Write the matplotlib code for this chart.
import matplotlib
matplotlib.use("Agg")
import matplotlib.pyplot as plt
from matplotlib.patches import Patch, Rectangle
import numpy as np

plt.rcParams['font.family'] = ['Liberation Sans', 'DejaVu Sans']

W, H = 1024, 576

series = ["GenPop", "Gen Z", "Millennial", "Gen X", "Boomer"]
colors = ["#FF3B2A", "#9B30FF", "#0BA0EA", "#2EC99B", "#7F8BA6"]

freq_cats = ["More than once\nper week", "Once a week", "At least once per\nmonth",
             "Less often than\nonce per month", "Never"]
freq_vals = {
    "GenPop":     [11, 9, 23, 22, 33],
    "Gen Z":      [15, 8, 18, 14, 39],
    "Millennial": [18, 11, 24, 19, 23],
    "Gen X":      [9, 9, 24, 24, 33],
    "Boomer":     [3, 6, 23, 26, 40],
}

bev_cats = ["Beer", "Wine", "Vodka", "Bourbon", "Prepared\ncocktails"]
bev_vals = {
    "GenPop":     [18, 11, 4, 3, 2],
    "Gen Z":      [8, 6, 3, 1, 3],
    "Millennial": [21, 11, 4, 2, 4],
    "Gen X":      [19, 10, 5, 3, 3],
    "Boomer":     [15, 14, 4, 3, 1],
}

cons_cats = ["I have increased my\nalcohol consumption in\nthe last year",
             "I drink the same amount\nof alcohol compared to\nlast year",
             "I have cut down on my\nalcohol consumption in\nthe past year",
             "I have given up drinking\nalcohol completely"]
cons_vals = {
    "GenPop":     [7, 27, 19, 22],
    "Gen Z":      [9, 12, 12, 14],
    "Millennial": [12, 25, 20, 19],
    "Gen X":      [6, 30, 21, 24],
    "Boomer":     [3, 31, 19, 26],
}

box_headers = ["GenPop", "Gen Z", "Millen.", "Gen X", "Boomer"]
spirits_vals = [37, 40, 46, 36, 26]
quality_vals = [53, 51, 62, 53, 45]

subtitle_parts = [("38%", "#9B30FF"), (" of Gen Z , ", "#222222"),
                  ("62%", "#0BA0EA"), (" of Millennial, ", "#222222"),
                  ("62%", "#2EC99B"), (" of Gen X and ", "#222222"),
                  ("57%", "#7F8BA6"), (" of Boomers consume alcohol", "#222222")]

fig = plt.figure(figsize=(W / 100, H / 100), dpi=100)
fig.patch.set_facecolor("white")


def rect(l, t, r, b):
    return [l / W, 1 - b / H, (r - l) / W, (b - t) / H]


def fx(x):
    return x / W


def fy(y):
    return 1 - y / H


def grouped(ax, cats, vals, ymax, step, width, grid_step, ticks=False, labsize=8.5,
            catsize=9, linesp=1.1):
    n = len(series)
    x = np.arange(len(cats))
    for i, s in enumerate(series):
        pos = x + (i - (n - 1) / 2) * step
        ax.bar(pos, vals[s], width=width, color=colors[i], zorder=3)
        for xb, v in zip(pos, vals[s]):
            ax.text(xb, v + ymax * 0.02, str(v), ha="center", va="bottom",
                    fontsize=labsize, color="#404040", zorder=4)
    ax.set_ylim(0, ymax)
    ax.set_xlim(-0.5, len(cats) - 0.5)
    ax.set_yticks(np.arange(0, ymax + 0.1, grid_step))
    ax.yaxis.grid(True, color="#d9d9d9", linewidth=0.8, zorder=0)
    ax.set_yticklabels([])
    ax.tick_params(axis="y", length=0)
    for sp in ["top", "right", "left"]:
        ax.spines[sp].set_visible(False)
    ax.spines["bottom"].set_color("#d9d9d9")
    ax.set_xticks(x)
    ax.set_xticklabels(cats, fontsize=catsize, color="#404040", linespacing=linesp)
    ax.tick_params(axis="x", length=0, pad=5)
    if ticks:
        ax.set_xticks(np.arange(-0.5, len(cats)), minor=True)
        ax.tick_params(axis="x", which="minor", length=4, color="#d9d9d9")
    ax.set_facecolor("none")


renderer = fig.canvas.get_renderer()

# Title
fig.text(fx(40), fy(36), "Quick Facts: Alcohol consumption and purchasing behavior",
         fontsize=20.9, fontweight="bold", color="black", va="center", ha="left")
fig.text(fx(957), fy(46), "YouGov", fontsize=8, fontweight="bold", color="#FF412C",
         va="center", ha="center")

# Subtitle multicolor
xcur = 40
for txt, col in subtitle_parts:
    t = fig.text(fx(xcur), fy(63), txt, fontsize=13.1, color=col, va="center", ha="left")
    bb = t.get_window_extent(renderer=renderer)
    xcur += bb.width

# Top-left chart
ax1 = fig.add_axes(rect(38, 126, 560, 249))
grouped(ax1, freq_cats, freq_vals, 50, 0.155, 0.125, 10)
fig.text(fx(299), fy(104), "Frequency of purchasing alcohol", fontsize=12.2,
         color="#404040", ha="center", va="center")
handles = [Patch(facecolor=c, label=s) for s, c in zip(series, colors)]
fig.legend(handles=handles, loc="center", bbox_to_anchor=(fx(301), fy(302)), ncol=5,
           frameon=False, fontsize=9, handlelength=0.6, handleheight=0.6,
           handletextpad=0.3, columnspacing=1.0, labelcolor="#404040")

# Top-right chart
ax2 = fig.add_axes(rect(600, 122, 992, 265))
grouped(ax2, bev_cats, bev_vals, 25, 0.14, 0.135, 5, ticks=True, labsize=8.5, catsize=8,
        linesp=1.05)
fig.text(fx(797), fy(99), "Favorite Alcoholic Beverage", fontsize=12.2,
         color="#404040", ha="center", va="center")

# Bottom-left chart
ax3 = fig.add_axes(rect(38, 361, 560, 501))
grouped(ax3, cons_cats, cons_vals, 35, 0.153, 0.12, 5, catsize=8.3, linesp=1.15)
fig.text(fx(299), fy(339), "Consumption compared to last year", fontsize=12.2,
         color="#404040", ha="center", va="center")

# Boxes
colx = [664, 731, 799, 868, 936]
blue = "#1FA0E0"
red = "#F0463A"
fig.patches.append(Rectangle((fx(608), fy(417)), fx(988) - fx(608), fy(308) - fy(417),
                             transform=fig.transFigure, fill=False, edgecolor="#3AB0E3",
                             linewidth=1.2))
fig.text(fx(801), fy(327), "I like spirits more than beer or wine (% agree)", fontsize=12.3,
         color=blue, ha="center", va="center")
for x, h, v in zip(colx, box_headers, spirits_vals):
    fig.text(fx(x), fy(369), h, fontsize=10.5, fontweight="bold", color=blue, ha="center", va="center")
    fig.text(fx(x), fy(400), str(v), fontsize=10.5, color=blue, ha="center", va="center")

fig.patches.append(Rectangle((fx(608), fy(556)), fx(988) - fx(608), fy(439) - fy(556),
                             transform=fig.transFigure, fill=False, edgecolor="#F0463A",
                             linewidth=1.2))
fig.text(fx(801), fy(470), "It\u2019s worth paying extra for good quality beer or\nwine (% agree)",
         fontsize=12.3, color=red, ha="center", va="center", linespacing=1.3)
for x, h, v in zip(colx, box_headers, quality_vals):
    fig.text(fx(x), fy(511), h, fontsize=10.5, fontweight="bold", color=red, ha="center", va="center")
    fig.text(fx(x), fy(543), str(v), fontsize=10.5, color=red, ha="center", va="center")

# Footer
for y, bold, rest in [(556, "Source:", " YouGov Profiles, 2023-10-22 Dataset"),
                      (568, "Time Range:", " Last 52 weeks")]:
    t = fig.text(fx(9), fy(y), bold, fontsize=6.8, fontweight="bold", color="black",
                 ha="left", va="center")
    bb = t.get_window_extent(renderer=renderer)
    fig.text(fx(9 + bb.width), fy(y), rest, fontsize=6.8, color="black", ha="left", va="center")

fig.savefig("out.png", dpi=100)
+++
### EXERCISE REQUIREMENTS
Only the lines from the opening of the material through the line with "of Boomers consume" should be echoed, exactly as written.

### TASK SOLUTION
Write the matplotlib code for this chart.
import matplotlib
matplotlib.use("Agg")
import matplotlib.pyplot as plt
from matplotlib.patches import Patch, Rectangle
import numpy as np

plt.rcParams['font.family'] = ['Liberation Sans', 'DejaVu Sans']

W, H = 1024, 576

series = ["GenPop", "Gen Z", "Millennial", "Gen X", "Boomer"]
colors = ["#FF3B2A", "#9B30FF", "#0BA0EA", "#2EC99B", "#7F8BA6"]

freq_cats = ["More than once\nper week", "Once a week", "At least once per\nmonth",
             "Less often than\nonce per month", "Never"]
freq_vals = {
    "GenPop":     [11, 9, 23, 22, 33],
    "Gen Z":      [15, 8, 18, 14, 39],
    "Millennial": [18, 11, 24, 19, 23],
    "Gen X":      [9, 9, 24, 24, 33],
    "Boomer":     [3, 6, 23, 26, 40],
}

bev_cats = ["Beer", "Wine", "Vodka", "Bourbon", "Prepared\ncocktails"]
bev_vals = {
    "GenPop":     [18, 11, 4, 3, 2],
    "Gen Z":      [8, 6, 3, 1, 3],
    "Millennial": [21, 11, 4, 2, 4],
    "Gen X":      [19, 10, 5, 3, 3],
    "Boomer":     [15, 14, 4, 3, 1],
}

cons_cats = ["I have increased my\nalcohol consumption in\nthe last year",
             "I drink the same amount\nof alcohol compared to\nlast year",
             "I have cut down on my\nalcohol consumption in\nthe past year",
             "I have given up drinking\nalcohol completely"]
cons_vals = {
    "GenPop":     [7, 27, 19, 22],
    "Gen Z":      [9, 12, 12, 14],
    "Millennial": [12, 25, 20, 19],
    "Gen X":      [6, 30, 21, 24],
    "Boomer":     [3, 31, 19, 26],
}

box_headers = ["GenPop", "Gen Z", "Millen.", "Gen X", "Boomer"]
spirits_vals = [37, 40, 46, 36, 26]
quality_vals = [53, 51, 62, 53, 45]

subtitle_parts = [("38%", "#9B30FF"), (" of Gen Z , ", "#222222"),
                  ("62%", "#0BA0EA"), (" of Millennial, ", "#222222"),
                  ("62%", "#2EC99B"), (" of Gen X and ", "#222222"),
                  ("57%", "#7F8BA6"), (" of Boomers consume alcohol", "#222222")]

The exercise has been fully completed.